US - We mention seasonal price variation on a regular basis in these pages but what exactly drives those variations, ask Steve Meyer and Len Steiner.
calendar icon 14 November 2011
clock icon 4 minute read

The dictionary defines season as “a division of the year marked by changes in weather, ecology and hours of daylight.” Thus something “seasonal” has to do with these divisions of the year. Of course, we have four named seasons but those are arbitrary divisions based on differences in weather and, in reality, the orientation of the Earth’s axis toward the sun.

In economics in general and the livestock/ poultry businesses in particular, we apply different divisions – usually months or weeks – to measure seasonal variation. Of course, one reason that seasonal variation is so important in agriculture is that some agriculture events happen only once per year.

Winter wheat harvest is in the summer, corn harvest is in the fall, roughly 73 per cent of the beef cows will calve in the spring.

Other activities, such as farrowing pigs and hatching chickens and turkeys occur year-round. But even those can be more or less efficient depending on the season of the year. Farrowing rate (i.e. litters born per female bred) and litter size in pigs is the prime example – these are better in the spring and early summer due to cooler temperatures when breeding occurred four months prior.

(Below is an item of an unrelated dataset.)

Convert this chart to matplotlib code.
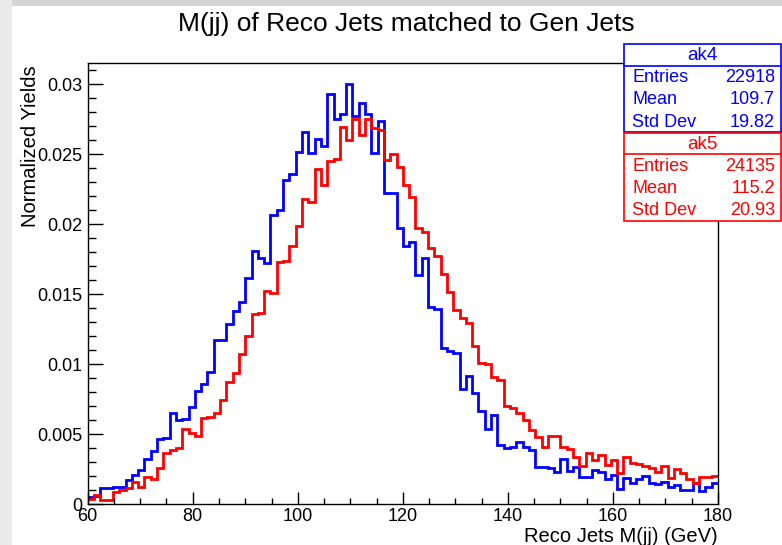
import numpy as np
import matplotlib
matplotlib.use("Agg")
import matplotlib.pyplot as plt
from matplotlib.patches import Rectangle
from matplotlib.ticker import MultipleLocator

plt.rcParams['font.family'] = ['Liberation Sans', 'DejaVu Sans']

# 100 bins of 1.2 GeV between 60 and 180 GeV
x_lo, x_hi, n_bins = 60.0, 180.0, 100

ak4_yields = [
    0.00054, 0.0006, 0.00114, 0.00114, 0.00126, 0.00126, 0.00174, 0.0021, 0.00245, 0.00324,
    0.00383, 0.00467, 0.00476, 0.0065, 0.00602, 0.0061, 0.00695, 0.00808, 0.00857, 0.00942,
    0.01173, 0.01173, 0.0129, 0.0138, 0.01447, 0.01617, 0.01806, 0.01757, 0.01721, 0.02062,
    0.02102, 0.02317, 0.02359, 0.02512, 0.02657, 0.02507, 0.02609, 0.02559, 0.02929, 0.02752,
    0.02786, 0.03, 0.02769, 0.02862, 0.02786, 0.02507, 0.02733, 0.02221, 0.02221, 0.01969,
    0.01845, 0.01869, 0.01638, 0.01757, 0.01407, 0.01393, 0.01114, 0.01097, 0.01078, 0.00825,
    0.00917, 0.00797, 0.00669, 0.00538, 0.00638, 0.00424, 0.004, 0.00412, 0.00443, 0.00412,
    0.00388, 0.00264, 0.00264, 0.0026, 0.0023, 0.0032, 0.00236, 0.00264, 0.00195, 0.00195,
    0.00242, 0.00228, 0.00178, 0.0021, 0.00107, 0.00185, 0.00154, 0.00181, 0.00202, 0.00154,
    0.00143, 0.00162, 0.00126, 0.00138, 0.00102, 0.00102, 0.00154, 0.00095, 0.00126, 0.00154,
]

ak5_yields = [
    0.00035, 0.00066, 0.00031, 0.00031, 0.00085, 0.00102, 0.00114, 0.00162, 0.00121, 0.00197,
    0.00178, 0.00257, 0.00364, 0.00388, 0.004, 0.0054, 0.00507, 0.00488, 0.00614, 0.00626,
    0.0065, 0.00745, 0.00876, 0.0094, 0.01072, 0.01201, 0.01355, 0.01362, 0.01519, 0.01507,
    0.01726, 0.01738, 0.01847, 0.0199, 0.02181, 0.02157, 0.02393, 0.02281, 0.02448, 0.02464,
    0.0269, 0.02602, 0.02752, 0.02633, 0.02752, 0.02686, 0.02674, 0.02457, 0.02497, 0.02405,
    0.02281, 0.02197, 0.01971, 0.01947, 0.01828, 0.01769, 0.01645, 0.01512, 0.01388, 0.01328,
    0.01293, 0.01133, 0.0101, 0.00998, 0.00912, 0.00888, 0.00702, 0.0069, 0.00654, 0.00602,
    0.00531, 0.00483, 0.00412, 0.00488, 0.00485, 0.0041, 0.00395, 0.0034, 0.00274, 0.00364,
    0.00314, 0.0035, 0.00277, 0.00314, 0.00226, 0.0034, 0.00293, 0.00288, 0.00274, 0.00262,
    0.00233, 0.00274, 0.00185, 0.0025, 0.00226, 0.00178, 0.00154, 0.00193, 0.00197, 0.00205,
]

# stats box contents: (name, entries, mean, std dev)
ak4_stats = ("ak4", "22918", "109.7", "19.82")
ak5_stats = ("ak5", "24135", "115.2", "20.93")

W, H = 782, 545
fig = plt.figure(figsize=(W / 100, H / 100), dpi=100)
fig.patch.set_facecolor("white")


def px(x, y):
    # pixel position (from top-left) -> figure fraction
    return x / W, 1 - y / H


# grey window border on top and left
fig.add_artist(Rectangle((0, 1 - 6 / H), 1, 6 / H, transform=fig.transFigure,
                         facecolor="#d5d5d5", edgecolor="none"))
fig.add_artist(Rectangle((0, 0), 12 / W, 1, transform=fig.transFigure,
                         facecolor="#e9e9e9", edgecolor="none"))

left, right, top, bottom = 87.7, 718.0, 63.0, 504.3
ax = fig.add_axes([left / W, 1 - bottom / H, (right - left) / W, (bottom - top) / H])

edges = np.linspace(x_lo, x_hi, n_bins + 1)
ax.stairs(ak4_yields, edges, color="#0000ff", linewidth=2.0, baseline=None)
ax.stairs(ak5_yields, edges, color="#ff0000", linewidth=2.0, baseline=None)

ax.set_xlim(x_lo, x_hi)
ax.set_ylim(0, 0.0315)

ax.xaxis.set_major_locator(MultipleLocator(20))
ax.xaxis.set_minor_locator(MultipleLocator(5))
ax.yaxis.set_major_locator(MultipleLocator(0.005))
ax.yaxis.set_minor_locator(MultipleLocator(0.001))
ax.yaxis.set_major_formatter(plt.FuncFormatter(lambda v, p: "0" if v == 0 else "%g" % v))

ax.tick_params(axis="x", which="major", direction="in", length=9, width=1, labelsize=13, pad=3)
ax.tick_params(axis="x", which="minor", direction="in", length=4.5, width=1)
ax.tick_params(axis="y", which="major", direction="in", length=11, width=1, labelsize=13, pad=4)
ax.tick_params(axis="y", which="minor", direction="in", length=6, width=1)
for sp in ax.spines.values():
    sp.set_linewidth(1)

fig.text(*px(right, 536), "Reco Jets M(jj) (GeV)", ha="right", va="center", fontsize=14.5)
fig.text(*px(31, 65), "Normalized Yields", ha="center", va="top", rotation=90, fontsize=14.5)
fig.text(*px(406, 24), "M(jj) of Reco Jets matched to Gen Jets", ha="center", va="center",
         fontsize=19)


def stats_box(y0, stats, color):
    x0, x1 = 623.5, 781.0
    h_title, h_row = 21.5, 22.3
    y1 = y0 + h_title + 3 * h_row
    fig.add_artist(Rectangle(px(x0, y1), (x1 - x0) / W, (y1 - y0) / H, transform=fig.transFigure,
                             facecolor="white", edgecolor=color, linewidth=1.2))
    fig.add_artist(plt.Line2D([x0 / W, x1 / W], [1 - (y0 + h_title) / H] * 2,
                              transform=fig.transFigure, color=color, linewidth=1.2))
    fig.text(*px((x0 + x1) / 2, y0 + h_title / 2 + 1), stats[0], ha="center", va="center",
             fontsize=13.5, color=color)
    for i, (name, val) in enumerate(zip(["Entries", "Mean", "Std Dev"], stats[1:])):
        yc = y0 + h_title + h_row * (i + 0.5) + 1
        fig.text(*px(632, yc), name, ha="left", va="center", fontsize=13, color=color)
        fig.text(*px(775, yc), val, ha="right", va="center", fontsize=13, color=color)


stats_box(44.0, ak4_stats, "#0000ff")
stats_box(132.5, ak5_stats, "#ff0000")

fig.savefig("out.png", dpi=100)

Seasonal supply variation is critical. At the very least, it imposes carrying costs on storable commodities. And, for commodities such as meat and poultry, which are technically storable but whose cost of storage is very high relative to value, variation in seasonal production drives variation in seasonal consumption and negatively correlated seasonal price changes.

But not all seasonality is supply-driven. There are some calendar-based occurrences that impact demand and drive substantial price variation. Three examples appear below.

The clearest cut example of seasonal price variation, the authors believe, is that of hen turkeys. These are the whole birds that are favoured for US Thanksgiving meals.

Even though the industry is heavily geared to store hen turkeys for Thanksgiving use and produce more hen turkeys in the fall of each year, the planned seasonal supply changes do not offset demand pressure which drives wholesale turkey prices steadily higher through early November. Hen turkey prices have been higher than last year and the five-year average all year and hit a record high the week of 29 October. Last week’s decline very likely marks this year’s peak for hen turkeys.

Ham prices are driven by the same holiday buying but the peak occurs earlier due to processing time and the fact that hog supplies increase in the fall. So, seasonal pork output changes are large enough to offset some of the upward seasonal demand pressure. Note that ham prices have held very firm so far this year – an item of counterseasonal strength that has supported hog prices.

Finally, beef ribeyes show an abrupt seasonal pattern late in the year as buyers prepare for Christmas and New Year’s celebrations. This rally is usually supported by lower beef output during November and December. This year’s ribeye rally started very early and may be hitting an early peak.